Noel is used to translate a set of Noel template files into a set of output HTML files. The simplest form of a project is a list of files provided to the Noel command line. These templates are concatenated, and the filename and subdirectory of the last template is used to determine where the output HTML file goes.

When you are generating multiple output files, you can use a Noel project file (or the -p command line tag) to tell Noel which files to parse, in what order, and when to output a file. Here is an example project file, which is actually the bulk of the Noel project for kelek.com:

(vars tags nav template)
index.html contact.html resume.html links.html
{(sub=noel _template.html) *.html exclude=_*}
{(sub=mines _template.html) *.html exclude=_*}
{(sub=freelance _template.html) *.html exclude=_*}

Specifying Files

Noel source files can be listed as individual paths (e.g. "index.html" or "foo/bar/index.html") and file globs (e.g. "foo/*.html"). Individual files, directories, and globs can be excluded using the "exclude=" option. Recursive globs are possible using '**' (e.g. "foo/**/*.html"). If just a directory is listed (e.g. "foo/") all .html and .prj (Noel project) files will be matched. "foo/" is different than "foo/*" which matches all files in foo.

When given a filename without an extension, Noel will also look for a matching .html or .prj file.

Resource vs. Leaf Files

Files that are within parenthesis are resource files. They are parsed by Noel, but no output file is generated to match the file.

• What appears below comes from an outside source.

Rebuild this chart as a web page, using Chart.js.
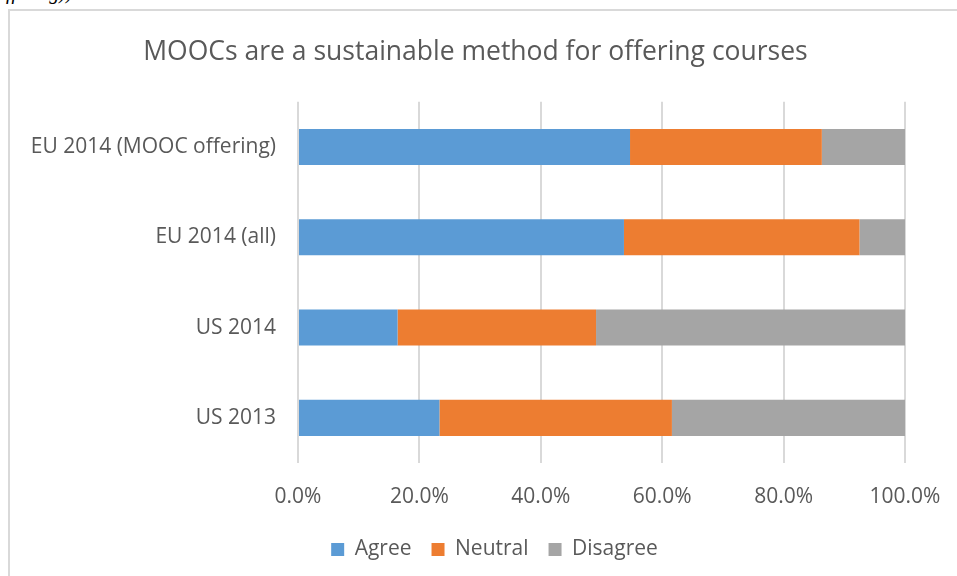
<!DOCTYPE html>
<html lang="en">
<head>
    <meta charset="UTF-8">
    <title>MOOCs are a sustainable method for offering courses</title>
    <script src="https://cdn.jsdelivr.net/npm/chart.js"></script>
    <style>
        html, body { margin: 0; padding: 0; background: #fff; overflow: hidden; }
        body { width: 957px; height: 576px; position: relative; }
        .stray {
            position: absolute; left: -4px; top: -19px;
            font: italic 20px "Liberation Serif", "DejaVu Serif", serif; color: #000;
        }
        .frame {
            position: absolute; left: 8px; top: 9px; width: 960px; height: 580px;
            border-left: 2px solid #d9d9d9; border-top: 2px solid #d9d9d9;
        }
        .wrap { position: absolute; left: 10px; top: 11px; width: 947px; height: 565px; }
    </style>
</head>
<body>
    <div class="stray">offering))</div>
    <div class="frame"></div>
    <div class="wrap"><canvas id="moocChart"></canvas></div>
    <script>
        // chart values (share of respondents)
        const categories = ['EU 2014 (MOOC offering)', 'EU 2014 (all)', 'US 2014', 'US 2013'];
        const agree = [0.547, 0.537, 0.164, 0.233];
        const neutral = [0.316, 0.388, 0.327, 0.383];
        const disagree = [0.137, 0.075, 0.509, 0.384];
        const seriesNames = ['Agree', 'Neutral', 'Disagree'];
        const seriesColors = ['#5b9bd5', '#ed7d31', '#a5a5a5'];
        const xTicks = [0, 0.2, 0.4, 0.6, 0.8, 1.0];

        const textColor = '#595959';
        const font = 'Open Sans';

        // title and legend sit a bit right of the plot-area centre in the original
        const boxShift = {
            id: 'boxShift',
            afterLayout(chart) {
                chart.titleBlock.left += 18;
                chart.titleBlock.right += 18;
                chart.legend.left += 37;
                chart.legend.right += 37;
            }
        };

        const ctx = document.getElementById('moocChart').getContext('2d');
        new Chart(ctx, {
            type: 'bar',
            data: {
                labels: categories,
                datasets: [agree, neutral, disagree].map((vals, i) => ({
                    label: seriesNames[i],
                    data: vals,
                    backgroundColor: seriesColors[i],
                    borderWidth: 0,
                    categoryPercentage: 0.8,
                    barPercentage: 0.5
                }))
            },
            options: {
                indexAxis: 'y',
                responsive: true,
                maintainAspectRatio: false,
                animation: false,
                layout: { padding: { left: 0, right: 52, top: 0, bottom: 6 } },
                scales: {
                    x: {
                        stacked: true,
                        min: 0,
                        max: 1,
                        afterBuildTicks(scale) {
                            scale.ticks = xTicks.map(v => ({ value: v }));
                        },
                        afterFit(scale) {
                            scale.height = 56;
                            scale.paddingLeft = 0;
                            scale.paddingRight = 0;
                        },
                        grid: { color: '#d9d9d9', lineWidth: 2, drawTicks: false },
                        border: { display: false },
                        ticks: {
                            padding: 21,
                            color: textColor,
                            font: { family: font, size: 21 },
                            callback: v => (v * 100).toFixed(1) + '%'
                        }
                    },
                    y: {
                        stacked: true,
                        afterFit(scale) { scale.width = 288; },
                        grid: { display: false, drawTicks: false },
                        border: { display: false },
                        ticks: {
                            padding: 22,
                            color: textColor,
                            font: { family: font, size: 21 }
                        }
                    }
                },
                plugins: {
                    title: {
                        display: true,
                        text: 'MOOCs are a sustainable method for offering courses',
                        color: textColor,
                        font: { family: font, size: 26.5, weight: 'normal' },
                        padding: { top: 26, bottom: 33 }
                    },
                    legend: {
                        position: 'bottom',
                        labels: {
                            color: textColor,
                            font: { family: font, size: 21 },
                            boxWidth: 13,
                            boxHeight: 13,
                            padding: 20
                        }
                    },
                    tooltip: { enabled: false }
                }
            },
            plugins: [boxShift]
        });
    </script>
</body>
</html>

Files that are not contained within parenthesis are leaf files. Leaf files are parsed by Noel, a matching output file is generated, and then the Noel parser rolls back to where the last resource file left off.

Source and Destination Locations

By default, the relative path to a leaf source file (i.e. relative to the '-s' source directory) is appended to the destination directory (specified by the '-d' option) and that's where the file is output to. The 'current' source and destination directories can be manipulated throughout the project for simplicity in places and extra flexibility in others.

The 'src=' option sets a new source directory (relative to the current source directory). The 'dest=' option sets new destination directory (relative to the current destination directory). The 'sub=' option combines both 'src=' and 'dest='. These options specify relative directories. To give a directory relative to the default -s or -d directories, begin the path with the special "$BASE" value (e.g. "src=$BASE/other/source/path"). It is not necessary to put directory options in parenthesis, but since they are changes and not specifying leaf files, I think it is clearer to do so.

Context Switching

Changes to Noel content are arranged into a large tree. Near the top of the tree are usually global variables, global tags, and a skeletal <TEMPLATE> tag. Branches of the tree contain more tags, sub-section behavior, and eventually end in an individual leaf file. Changes made down one branch do not effect other branches. A variable set in a leaf file is only going to show up in that leaf file. If one section overrides a global variable, that section sees the new value and the rest of the content tree sees the old value. This goes for source and destination directory changes, as well.

This context switching is controlled by braces { } in Noel project files. Changes made within braces are limited to that branch of the project. Branches can be nested, of course.

Projects within Projects

It is possible to include project files (files with a .prj extension) within project files. This is the equivalent of 'including' the file into the containing project file. The included project is implicitly placed within its own context, as if the .prj file was surrounded by braces.

Project File Comments

Project files can contain both single-line and ranged comments. Single-line comments begin with # and everything until the next newline is ignored. Ranged comments begin with #* and end with *# and can span multiple lines.